NUNES: Congress to Hold AG Sessions in Contempt
DOJ says "[no] disclosure...can risk severe consequences"
House Intelligence Committee Chairman Devin Nunes revealed Sunday that Congress will hold Department of Justice Attorney General Jeff Sessions in contempt for refusing to turn over classified information the committee has requested, he stated in a phone interview with Fox and Friends.
The Department of Justice also shot back on Sunday, releasing the letter sent to Nunes on May 3, which addressed the classified information Nunes had requested. It appears from the letter Nunes had asked for information on a specific individual, not yet named and considered by DOJ to be a very valuable person for a counterintelligence operation.
“Disclosure of responsive information to such requests can risk severe consequences, including potential loss of human lives, damage to relationships with valued international partners, compromise of ongoing criminal investigations, and interference with intelligence activities,” stated the May, 3 letter from Assistant Attorney General Stephen Boyd.
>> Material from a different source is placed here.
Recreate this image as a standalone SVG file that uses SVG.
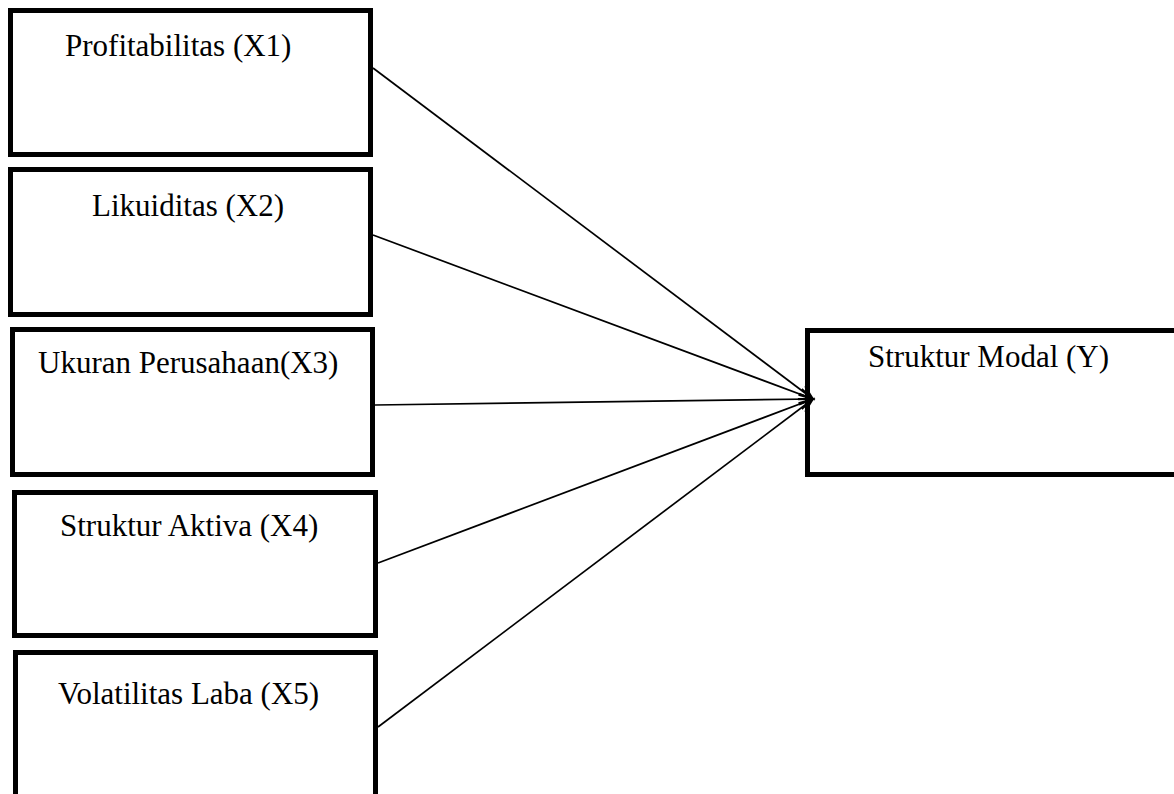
<svg xmlns="http://www.w3.org/2000/svg" width="1174" height="794" viewBox="0 0 1174 794">
<style>
.box{fill:#fff;stroke:#000;stroke-width:5}
.lbl{font-family:"Liberation Serif","Times New Roman",serif;font-size:31px;fill:#000}
.conn{stroke:#000;stroke-width:1.7;fill:none}
</style>
<defs>
<marker id="arr" markerUnits="userSpaceOnUse" markerWidth="30" markerHeight="30" refX="0" refY="0" viewBox="-15 -15 30 30" orient="auto">
<path d="M-14,-5.5 L0,0 L-14,5.5" fill="none" stroke="#000" stroke-width="1.8"/>
</marker>
</defs>
<rect width="1174" height="794" fill="#fff"/>
<g id="x1"><rect class="box" x="10.5" y="10.5" width="360" height="144"/><text class="lbl" x="65" y="56">Profitabilitas (X1)</text></g>
<g id="x2"><rect class="box" x="10.5" y="169.5" width="360" height="145"/><text class="lbl" x="92" y="216">Likuiditas (X2)</text></g>
<g id="x3"><rect class="box" x="12.5" y="329.5" width="360" height="145"/><text class="lbl" x="38" y="373">Ukuran Perusahaan(X3)</text></g>
<g id="x4"><rect class="box" x="14.5" y="492.5" width="361" height="143"/><text class="lbl" x="60" y="536">Struktur Aktiva (X4)</text></g>
<g id="x5"><rect class="box" x="15.5" y="652.5" width="360" height="160"/><text class="lbl" x="58" y="704">Volatilitas Laba (X5)</text></g>
<g id="y"><rect class="box" x="807.5" y="330.5" width="380" height="144"/><text class="lbl" x="868" y="367">Struktur Modal (Y)</text></g>
<g id="connectors">
<line class="conn" x1="373" y1="68" x2="813" y2="399" marker-end="url(#arr)"/>
<line class="conn" x1="373" y1="235" x2="813" y2="399" marker-end="url(#arr)"/>
<line class="conn" x1="375" y1="405" x2="813" y2="399" marker-end="url(#arr)"/>
<line class="conn" x1="378" y1="563" x2="813" y2="399" marker-end="url(#arr)"/>
<line class="conn" x1="378" y1="727" x2="813" y2="399" marker-end="url(#arr)"/>
</g>
</svg>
But Nunes is not buying it. He warned Sessions that ignoring deadlines requested by Congress will result in contempt. Nunes also referred to comments lambasting Special Counsel Robert Mueller by U.S. District Judge T.S. Ellis III, who said in a Virginia Federal Court Friday, “we don’t want anyone in this country with unfettered power. It’s unlikely you’re going to persuade me the special prosecutor has power to do anything he or she wants…The American people feel pretty strongly that no one has unfettered power.”
“The only thing left that we can do is we have to move quickly to hold the Attorney General of the United States in contempt…”
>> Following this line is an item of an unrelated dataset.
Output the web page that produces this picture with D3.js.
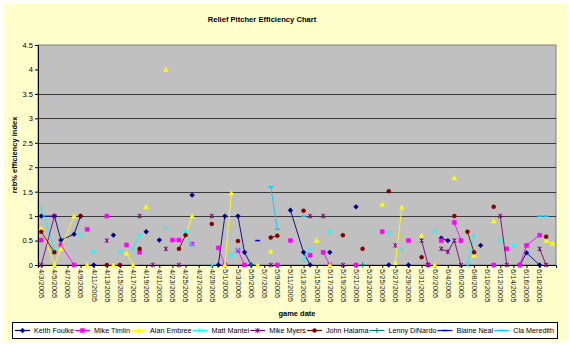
<!DOCTYPE html>
<html><head><meta charset="utf-8">
<script src="https://cdn.jsdelivr.net/npm/d3@7"></script>
<style>body{margin:0;background:#fff}text{font-family:"Liberation Sans",Arial,sans-serif}</style>
</head><body><svg id="c" width="570" height="345"></svg>
<script>
const YEAR = 2005;
const gameDates = ["4/3","4/5","4/6","4/8","4/9","4/10","4/11","4/13","4/14","4/15","4/16","4/17","4/18","4/19","4/20","4/21","4/22","4/23","4/24","4/25","4/26","4/28","4/29","4/30","5/1","5/2","5/3","5/4","5/5","5/6","5/7","5/8","5/9","5/10","5/11","5/13","5/14","5/15","5/16","5/17","5/19","5/21","5/22","5/25","5/26","5/27","5/28","5/29","5/31","6/1","6/2","6/3","6/4","6/5","6/6","6/7","6/8","6/9","6/11","6/12","6/13","6/14","6/15","6/16","6/18","6/19","6/20"];
const tickLabels = ["4/3/2005","4/5/2005","4/7/2005","4/9/2005","4/11/2005","4/13/2005","4/15/2005","4/17/2005","4/19/2005","4/21/2005","4/23/2005","4/25/2005","4/27/2005","4/29/2005","5/1/2005","5/3/2005","5/5/2005","5/7/2005","5/9/2005","5/11/2005","5/13/2005","5/15/2005","5/17/2005","5/19/2005","5/21/2005","5/23/2005","5/25/2005","5/27/2005","5/29/2005","5/31/2005","6/2/2005","6/4/2005","6/6/2005","6/8/2005","6/10/2005","6/12/2005","6/14/2005","6/16/2005","6/18/2005"];
const yTicks = [0,0.5,1,1.5,2,2.5,3,3.5,4,4.5];
const gridValues = [1,1.5,2,2.5,3,3.5];

const seriesNames = ["Keith Foulke","Mike Timlin","Alan Embree","Matt Mantei","Mike Myers","John Halama","Lenny DiNardo","Blaine Neal","Cla Meredith"];
const seriesColors = ["#000080","#FF00FF","#FFFF00","#00FFFF","#800080","#800000","#008080","#0000FF","#00CCFF"];
const seriesMarkers = ["diamond","square","triangle","x","star","circle","plus","dash","dash"];

const foulke = [["4/3",1.0],["4/5",1.0],["4/6",0.51],["4/8",0.63],["4/9",1.0],["4/11",0],["4/14",0.61],["4/19",0.68],["4/21",0.51],["4/26",1.43],["4/30",0],["5/1",1.0],["5/3",1.0],["5/4",0.26],["5/5",0],["5/11",1.12],["5/13",0.26],["5/14",0],["5/17",0.26],["5/21",1.19],["5/26",0],["5/29",0],["6/3",0.55],["6/4",0.5],["6/9",0.4],["6/15",0],["6/16",0.25],["6/18",0]];
const timlin = [["4/3",0.51],["4/6",0.41],["4/8",0],["4/10",0.73],["4/13",1.0],["4/16",0.41],["4/18",0.26],["4/23",0.51],["4/24",0.51],["4/26",0.43],["4/30",0.35],["5/1",0],["5/3",0.3],["5/4",0],["5/9",0],["5/11",0.5],["5/14",0.2],["5/16",0.26],["5/17",0],["5/21",0],["5/25",0.68],["5/29",0.5],["6/1",0],["6/3",0.5],["6/5",0.87],["6/6",0.5],["6/11",0],["6/13",0.33],["6/15",0],["6/16",0.4],["6/18",0.61]];
const embree = [["4/3",0.75],["4/5",0],["4/6",0.33],["4/8",1.0],["4/10",0],["4/14",0],["4/16",0.24],["4/17",0],["4/19",1.19],["4/22",4.0],["4/25",0.6],["4/26",1.0],["5/1",0],["5/2",1.47],["5/6",0],["5/8",0.28],["5/15",0.5],["5/17",0],["5/25",1.24],["5/27",0.05],["5/28",1.18],["5/31",0.6],["6/2",0],["6/5",1.78],["6/8",0.2],["6/11",0.9],["6/19",0.5],["6/20",0.44]];
const mantei = [["4/3",1.16],["4/5",0.33],["4/9",0.62],["4/11",0.27],["4/15",0.27],["4/17",0.33],["4/18",0.61],["4/22",0.75],["4/25",0.68],["4/26",0.4],["4/29",0],["5/2",0.2],["5/3",0.33],["5/13",0.1],["5/14",0.33],["5/17",0.68],["5/26",0.66],["5/28",0.33],["6/2",0.7],["6/7",0],["6/8",0.61],["6/12",0.5],["6/14",0.4]];
const myers = [["4/3",0],["4/5",1.0],["4/13",0.5],["4/18",1.0],["4/20",0],["4/22",0.33],["4/24",0],["4/29",1.0],["5/8",0],["5/14",1.0],["5/16",1.0],["5/19",0],["5/27",0.4],["5/31",0.5],["6/1",0],["6/3",0.33],["6/4",0.27],["6/5",0.5],["6/6",0],["6/12",1.0],["6/13",0],["6/18",0.33],["6/19",0]];
const halama = [["4/3",0.68],["4/5",0.26],["4/9",1.0],["4/13",0],["4/15",0],["4/18",0.33],["4/24",0.33],["4/25",0.61],["4/29",0.84],["5/3",0.49],["5/8",0.56],["5/9",0.6],["5/13",1.11],["5/19",0.61],["5/22",0.33],["5/26",1.51],["5/31",0.16],["6/5",1.0],["6/7",0.68],["6/8",0.26],["6/11",1.19],["6/19",0.58]];
const dinardo = [["5/5",0],["5/22",0]];
const neal = [["5/6",0.5]];
const meredith = [["5/8",1.6],["5/9",0.73],["5/13",1.0],["6/18",1.0],["6/19",1.0]];

const seriesData = [foulke,timlin,embree,mantei,myers,halama,dinardo,neal,meredith];

const parse = s => { const [m,d] = s.split("/").map(Number); return new Date(YEAR, m-1, d); };
const gameIndex = new Map(gameDates.map((g,i)=>[g,i]));

const svg = d3.select("#c");
const plot = {l:38, r:556, t:45, b:265};

svg.append("rect").attr("x",4).attr("y",3).attr("width",564).attr("height",339).attr("fill","#FFFFCC");

const x = d3.scaleTime()
  .domain([new Date(YEAR,3,2,12), new Date(YEAR,5,20,12)])
  .range([plot.l, plot.r]);
const y = d3.scaleLinear().domain([0,4.5]).range([plot.b, plot.t]);

svg.append("rect").attr("x",plot.l).attr("y",plot.t).attr("width",plot.r-plot.l).attr("height",plot.b-plot.t)
  .attr("fill","#C0C0C0").attr("stroke","#808080").attr("stroke-width",1);

svg.append("g").selectAll("line").data(gridValues).join("line")
  .attr("x1",plot.l).attr("x2",plot.r)
  .attr("y1",d=>Math.round(y(d))+0.5).attr("y2",d=>Math.round(y(d))+0.5)
  .attr("stroke","#3a3a3a").attr("stroke-width",1);

const yAxis = svg.append("g").attr("transform",`translate(${plot.l},0)`)
  .call(d3.axisLeft(y).tickValues(yTicks).tickSize(3).tickPadding(2).tickFormat(d=>String(d)));
yAxis.select(".domain").attr("stroke","#000");
yAxis.selectAll("line").attr("stroke","#000");
yAxis.selectAll("text").attr("font-size","7.5px").attr("fill","#000")
  .style("font-family","'Liberation Sans',Arial,sans-serif");

const tickDates = tickLabels.map(s=>{const [m,d,yy]=s.split("/").map(Number);return new Date(yy,m-1,d);});
const xAxis = svg.append("g").attr("transform",`translate(0,${plot.b})`)
  .call(d3.axisBottom(x).tickValues(tickDates).tickSize(3).tickFormat((d,i)=>tickLabels[i]));
xAxis.select(".domain").attr("stroke","#000");
xAxis.selectAll("line").attr("stroke","#000");
xAxis.selectAll("text")
  .attr("font-size","7.5px").attr("fill","#222")
  .style("font-family","'Liberation Sans',Arial,sans-serif")
  .attr("text-anchor","start")
  .attr("transform","rotate(90)")
  .attr("x",4).attr("y",0).attr("dy","0.35em");

function markerPath(type){
  switch(type){
    case "diamond": return "M0,-2.4L2.4,0L0,2.4L-2.4,0Z";
    case "square": return "M-2,-2H2V2H-2Z";
    case "triangle": return "M0,-2.4L2.4,2H-2.4Z";
    case "x": return "M-2,-2L2,2M-2,2L2,-2";
    case "star": return "M-2,-2L2,2M-2,2L2,-2M0,-2.5L0,2.5";
    case "plus": return "M-2.5,0H2.5M0,-2.5V2.5";
    case "dash": return "M-2.5,0H2.5";
  }
}
function drawMarker(g, type, color){
  if(type==="circle"){
    g.append("circle").attr("r",2).attr("fill",color).attr("stroke",color).attr("stroke-width",0.5);
  } else if(["diamond","square","triangle"].includes(type)){
    g.append("path").attr("d",markerPath(type)).attr("fill",color).attr("stroke",color).attr("stroke-width",0.5);
  } else {
    g.append("path").attr("d",markerPath(type)).attr("fill","none").attr("stroke",color).attr("stroke-width",type==="dash"?1.5:1);
  }
}

const seriesG = svg.append("g");
seriesData.forEach((data,si)=>{
  const color = seriesColors[si];
  const pts = data.map(([d,v])=>({d, v, gi: gameIndex.get(d)})).sort((a,b)=>a.gi-b.gi);
  const segs = [];
  for(let i=1;i<pts.length;i++){
    if(pts[i].gi - pts[i-1].gi === 1) segs.push([pts[i-1],pts[i]]);
  }
  seriesG.append("g").selectAll("line").data(segs).join("line")
    .attr("x1",s=>x(parse(s[0].d))).attr("y1",s=>y(s[0].v))
    .attr("x2",s=>x(parse(s[1].d))).attr("y2",s=>y(s[1].v))
    .attr("stroke",color).attr("stroke-width",0.9);
  pts.forEach(p=>{
    const g = seriesG.append("g").attr("transform",`translate(${x(parse(p.d))},${y(p.v)})`);
    drawMarker(g, seriesMarkers[si], color);
  });
});

svg.append("text").attr("x",262).attr("y",22).attr("text-anchor","middle")
  .attr("font-size","7.6px").attr("font-weight","bold").text("Relief Pitcher Efficiency Chart");
svg.append("text").attr("transform","translate(14,155) rotate(-90)").attr("text-anchor","middle")
  .attr("dy","0.35em").attr("font-size","7.5px").attr("font-weight","bold").text("reb% efficiency index");
svg.append("text").attr("x",(plot.l+plot.r)/2).attr("y",316).attr("text-anchor","middle")
  .attr("font-size","7.5px").attr("font-weight","bold").text("game date");

const lg = svg.append("g");
const box = {x:12, y:322, w:545, h:16};
lg.append("rect").attr("x",box.x+0.5).attr("y",box.y+0.5).attr("width",box.w).attr("height",box.h)
  .attr("fill","#FFFFFF").attr("stroke","#000").attr("stroke-width",1);
const items = seriesNames.map((n,i)=>{
  const g = lg.append("g");
  const t = g.append("text").attr("font-size","7.2px").attr("dy","0.35em").attr("x",19).text(n);
  return {g, w: 19 + t.node().getComputedTextLength(), i};
});
const total = d3.sum(items,d=>d.w);
const gap = (box.w - 6 - total)/(items.length-1);
let cx = box.x + 3;
const cy = box.y + box.h/2 + 0.5;
items.forEach(it=>{
  it.g.attr("transform",`translate(${cx},${cy})`);
  it.g.insert("line","text").attr("x1",0).attr("x2",15).attr("y1",0).attr("y2",0)
    .attr("stroke",seriesColors[it.i]).attr("stroke-width",1.2);
  const mg = it.g.append("g").attr("transform","translate(7.5,0)");
  drawMarker(mg, seriesMarkers[it.i], seriesColors[it.i]);
  cx += it.w + gap;
});
</script></body></html>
Nunes noted that two weeks ago, the committee sent a classified letter to Sessions and “per usual it was ignored… last week we sent a subpoena and we got a letter stating they are not going to comply with our subpoena on very important information that we need.”
“The only thing left that we can do is we have to move quickly to hold the Attorney General of the United States in contempt and that’s what I’m going to press for this week,” Nunes said.
Boyd stated that Nunes’ request had been reviewed by all agencies, including the White House.
“After careful evaluation and following consultations with the Office of the Director of National Intelligence, the Federal Bureau of Investigation, and the White House, the Department has determined that, consistent with applicable law and longstanding Executive Branch policy, it is not in a position to provide the information responsive to your request regarding a specific individual,” the letter states.
But according to Congressional sources the information requested is necessary for the committee to conduct its review and the constant battles with the DOJ and FBI hamper their ability to do sufficient oversight.
Nunes, like many others have noted their frustration with Special Counsel Robert Mueller’s investigation saying, “we found out Friday from the judge (Ellis) it kind of looks like this whole investigation has gone off the rails.”
“If you have a counterintelligence investigation opened up on you as an American citizen, this is done secretly with only a few peoples knowledge and if they go to court they go to a secret court to get a warrant on you like they did with Carter Page. So there is a very small apparatus in our country that holds the check and balance authority between Congress and the Executive Branch and when the Obama administration decided to move forward on a counterintelligence investigation in a campaign of all things that’s how we’ve gotten to here,” he added.